◆ **TASK INSTRUCTIONS**: Scan the lines below for the string "chart" and copy every one that has it.

>>>

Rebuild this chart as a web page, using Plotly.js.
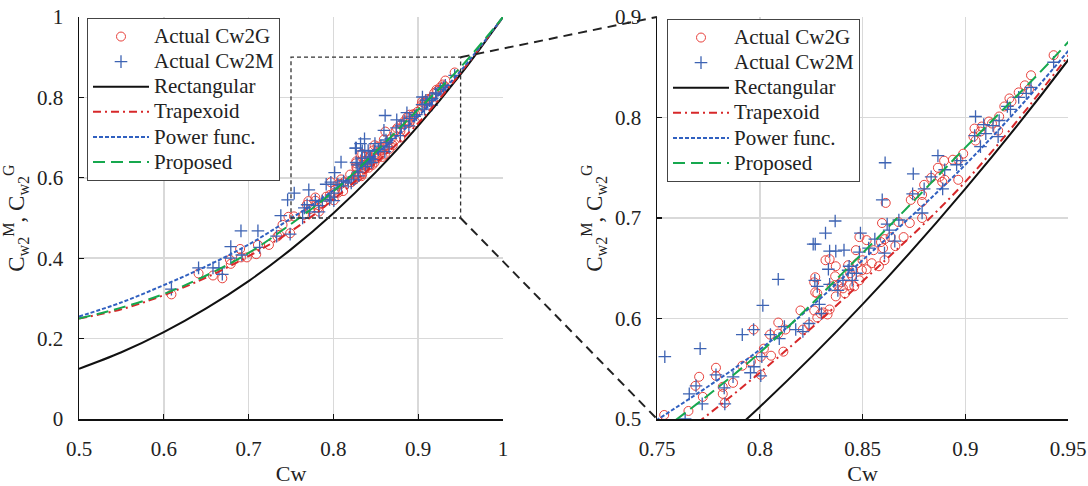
<!DOCTYPE html>
<html>
<head>
<meta charset="utf-8">
<script src="https://cdn.plot.ly/plotly-3.0.1.min.js"></script>
<style>
html,body{margin:0;padding:0;background:#fff;}
#chart{width:1088px;height:486px;}
</style>
</head>
<body>
<div id="chart"></div>
<script>
// ---- measured data: Actual Cw2G (red circles) ----
var cw2gX = [0.609,0.641,0.658,0.669,0.678,0.679,0.690,0.691,0.698,0.709,0.711,0.724,0.734,0.736,0.740,0.747,0.749,
  0.7535,0.7653,0.7687,0.7705,0.7723,0.7787,0.7787,0.782,0.782,0.783,0.787,0.7915,0.7957,0.797,0.8005,0.8005,0.802,
  0.8055,0.805,0.809,0.809,0.8115,0.8125,0.8198,0.821,0.824,0.8265,0.8265,0.827,0.827,0.828,0.828,0.8297,0.831,
  0.832,0.834,0.834,0.833,0.835,0.8367,0.837,0.837,0.838,0.8397,0.8405,0.8415,0.843,0.844,0.8435,0.845,0.846,
  0.8468,0.8475,0.8485,0.8485,0.8497,0.850,0.852,0.852,0.8545,0.8554,0.858,0.859,0.8595,0.860,0.8608,0.8613,
  0.8607,0.8637,0.866,0.8675,0.870,0.873,0.8735,0.875,0.879,0.879,0.879,0.880,0.8834,0.8867,0.8875,0.8888,
  0.8897,0.890,0.894,0.8966,0.8966,0.899,0.9045,0.904,0.905,0.9074,0.908,0.9115,0.913,0.916,0.9165,0.919,
  0.9215,0.9225,0.926,0.929,0.932,0.931,0.943];
var cw2gY = [0.310,0.362,0.357,0.350,0.396,0.386,0.423,0.402,0.402,0.410,0.433,0.433,0.454,0.458,0.483,0.503,0.462,
  0.504,0.508,0.533,0.542,0.522,0.551,0.543,0.532,0.525,0.516,0.536,0.553,0.557,0.589,0.544,0.562,0.570,
  0.563,0.584,0.596,0.585,0.567,0.589,0.608,0.589,0.594,0.608,0.636,0.641,0.626,0.625,0.601,0.605,0.606,
  0.658,0.609,0.659,0.604,0.632,0.642,0.652,0.622,0.633,0.636,0.630,0.625,0.653,0.645,0.633,0.642,0.632,
  0.668,0.655,0.681,0.638,0.648,0.658,0.678,0.649,0.655,0.668,0.652,0.676,0.695,0.670,0.679,0.715,
  0.658,0.681,0.672,0.696,0.681,0.695,0.718,0.723,0.700,0.716,0.723,0.733,0.740,0.750,0.741,0.736,
  0.757,0.738,0.758,0.738,0.758,0.764,0.789,0.781,0.777,0.786,0.791,0.796,0.794,0.787,0.801,0.811,
  0.819,0.816,0.825,0.832,0.842,0.828,0.862];

// ---- measured data: Actual Cw2M (blue crosses) ----
var cw2mX = [0.609,0.641,0.658,0.665,0.669,0.679,0.679,0.691,0.692,0.711,0.713,0.733,0.738,0.746,0.749,
  0.7538,0.7637,0.7657,0.769,0.771,0.772,0.7787,0.7827,0.783,0.787,0.7915,0.7955,0.797,0.7972,0.8005,0.801,
  0.8015,0.8052,0.809,0.8095,0.812,0.8175,0.821,0.824,0.826,0.827,0.8268,0.828,0.829,0.830,0.832,0.8334,
  0.834,0.834,0.8367,0.837,0.838,0.841,0.8405,0.843,0.8435,0.845,0.847,0.8485,0.849,0.853,0.856,0.8596,
  0.8607,0.861,0.862,0.863,0.8657,0.8677,0.8747,0.8744,0.879,0.880,0.8834,0.8867,0.889,0.890,0.8958,0.8978,
  0.905,0.9046,0.9074,0.909,0.910,0.9135,0.916,0.9165,0.9205,0.922,0.926,0.9297,0.932,0.943];
var cw2mY = [0.323,0.376,0.376,0.376,0.360,0.429,0.400,0.468,0.408,0.468,0.427,0.455,0.506,0.545,0.460,
  0.562,0.500,0.525,0.533,0.570,0.515,0.544,0.531,0.515,0.542,0.584,0.546,0.589,0.552,0.543,0.562,
  0.613,0.584,0.639,0.580,0.592,0.589,0.587,0.595,0.674,0.674,0.638,0.632,0.614,0.605,0.685,0.649,
  0.634,0.667,0.697,0.667,0.628,0.668,0.638,0.648,0.652,0.638,0.645,0.666,0.685,0.670,0.679,0.718,
  0.665,0.755,0.694,0.688,0.677,0.698,0.744,0.724,0.705,0.729,0.741,0.762,0.729,0.748,0.753,0.757,
  0.801,0.782,0.771,0.793,0.784,0.792,0.781,0.797,0.811,0.808,0.820,0.824,0.830,0.855];

// ---- model curves ----
var cwGrid      = [0.50, 0.55, 0.60, 0.65, 0.70, 0.75, 0.80, 0.85, 0.90, 0.95, 1.00];
var rectangular = [0.125,0.166,0.216,0.275,0.343,0.422,0.512,0.614,0.729,0.857,1.000];
var trapexoid   = [0.250,0.273,0.308,0.352,0.405,0.467,0.546,0.637,0.736,0.861,1.000];
var powerFunc   = [0.255,0.290,0.333,0.380,0.434,0.499,0.569,0.658,0.753,0.866,1.000];
var proposed    = [0.250,0.277,0.311,0.357,0.413,0.485,0.566,0.665,0.770,0.875,1.000];

var seriesNames = ['Actual Cw2G', 'Actual Cw2M', 'Rectangular', 'Trapexoid', 'Power func.', 'Proposed'];

var leftXTicks  = [0.5,0.6,0.7,0.8,0.9,1];
var leftYTicks  = [0,0.2,0.4,0.6,0.8,1];
var rightXTicks = [0.75,0.8,0.85,0.9,0.95];
var rightYTicks = [0.5,0.6,0.7,0.8,0.9];

// ---- layout geometry ----
var W = 1088, H = 486;
var xDomL = [79/W, 503/W], xDomR = [657/W, 1068/W];
var yDom  = [(H-419)/H, (H-17)/H];
var xRngL = [0.5, 1], yRngL = [0, 1];
var xRngR = [0.75, 0.95], yRngR = [0.5, 0.9];

var FONT = 'Liberation Serif';
var RED = '#e8413c', BLUE = '#3d63b3', GREEN = '#16a84e', DRED = '#d7282a', DBLUE = '#3060c0';

function nm(i) { return '<span style="font-size:21px">' + seriesNames[i] + '</span>'; }

function seriesSet(xa, ya, leg) {
  return [
    {x: cw2gX, y: cw2gY, xaxis: xa, yaxis: ya, legend: leg, mode: 'markers', type: 'scatter',
     name: nm(0), marker: {symbol: 'circle-open', size: 9, color: RED, line: {width: 1, color: RED}}},
    {x: cw2mX, y: cw2mY, xaxis: xa, yaxis: ya, legend: leg, mode: 'markers', type: 'scatter',
     name: nm(1), marker: {symbol: 'cross-thin-open', size: 9, color: BLUE, line: {width: 1.3, color: BLUE}}},
    {x: cwGrid, y: rectangular, xaxis: xa, yaxis: ya, legend: leg, mode: 'lines', type: 'scatter',
     name: nm(2), line: {color: '#111', width: 2, shape: 'spline'}},
    {x: cwGrid, y: trapexoid, xaxis: xa, yaxis: ya, legend: leg, mode: 'lines', type: 'scatter',
     name: nm(3), line: {color: DRED, width: 2, dash: '8px,4px,2px,4px', shape: 'spline'}},
    {x: cwGrid, y: powerFunc, xaxis: xa, yaxis: ya, legend: leg, mode: 'lines', type: 'scatter',
     name: nm(4), line: {color: DBLUE, width: 2, dash: '4px,2px', shape: 'spline'}},
    {x: cwGrid, y: proposed, xaxis: xa, yaxis: ya, legend: leg, mode: 'lines', type: 'scatter',
     name: nm(5), line: {color: GREEN, width: 2, dash: '12px,6px', shape: 'spline'}}
  ];
}
var data = seriesSet('x', 'y', 'legend').concat(seriesSet('x2', 'y2', 'legend2'));

function axisBase(extra) {
  var a = {
    showgrid: true, gridcolor: '#d9d9d9', gridwidth: 1.5, zeroline: false,
    showline: true, linecolor: '#111', linewidth: 1.5, mirror: false,
    ticks: 'inside', ticklen: 5, tickwidth: 1.2, tickcolor: '#111',
    tickfont: {family: FONT, size: 21, color: '#222'}, ticklabelstandoff: 10,
    automargin: false, fixedrange: true
  };
  for (var k in extra) a[k] = extra[k];
  return a;
}

function px(dom, rng, v) { return dom[0] + (v - rng[0]) / (rng[1] - rng[0]) * (dom[1] - dom[0]); }

var yTitle = 'C<sub>w2</sub><sup>M</sup>, C<sub>w2</sub><sup>G</sup>';

var legendBase = {
  bgcolor: '#fff', bordercolor: '#444', borderwidth: 1,
  font: {family: FONT, size: 17, color: '#222'},
  xanchor: 'left', yanchor: 'top', itemwidth: 56, tracegroupgap: 0
};
var leg1 = Object.assign({}, legendBase, {x: 87/W, y: 1 - 18/H});
var leg2 = Object.assign({}, legendBase, {x: 667/W, y: 1 - 19/H});

var layout = {
  width: W, height: H,
  margin: {l: 0, r: 0, t: 0, b: 0},
  paper_bgcolor: '#fff', plot_bgcolor: '#fff',
  font: {family: FONT, color: '#222'},
  xaxis: axisBase({domain: xDomL, range: xRngL, tickvals: leftXTicks, anchor: 'y',
    title: {text: 'Cw', font: {family: FONT, size: 22}, standoff: 8}}),
  yaxis: axisBase({domain: yDom, range: yRngL, tickvals: leftYTicks, anchor: 'x',
    title: {text: yTitle, font: {family: FONT, size: 23}, standoff: 6}}),
  xaxis2: axisBase({domain: xDomR, range: xRngR, tickvals: rightXTicks, anchor: 'y2',
    title: {text: 'Cw', font: {family: FONT, size: 22}, standoff: 8}}),
  yaxis2: axisBase({domain: yDom, range: yRngR, tickvals: rightYTicks, anchor: 'x2',
    title: {text: yTitle, font: {family: FONT, size: 23}, standoff: 6}}),
  legend: leg1,
  legend2: leg2,
  shapes: [
    {type: 'rect', xref: 'x', yref: 'y', x0: xRngR[0], x1: xRngR[1], y0: yRngR[0], y1: yRngR[1],
     line: {color: '#333', width: 1.3, dash: '4px,3px'}, layer: 'above'},
    {type: 'line', xref: 'paper', yref: 'paper',
     x0: px(xDomL, xRngL, xRngR[1]), y0: px(yDom, yRngL, yRngR[1]),
     x1: xDomR[0], y1: yDom[1], line: {color: '#222', width: 2, dash: '9px,6px'}},
    {type: 'line', xref: 'paper', yref: 'paper',
     x0: px(xDomL, xRngL, xRngR[1]), y0: px(yDom, yRngL, yRngR[0]),
     x1: xDomR[0], y1: yDom[0], line: {color: '#222', width: 2, dash: '9px,6px'}}
  ]
};

Plotly.newPlot('chart', data, layout, {staticPlot: true, displayModeBar: false});
</script>
</body>
</html>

<<<

◆ **COMPLETE RESPONSE**:
Rebuild this chart as a web page, using Plotly.js.
#chart{width:1088px;height:486px;}
<div id="chart"></div>
Plotly.newPlot('chart', data, layout, {staticPlot: true, displayModeBar: false});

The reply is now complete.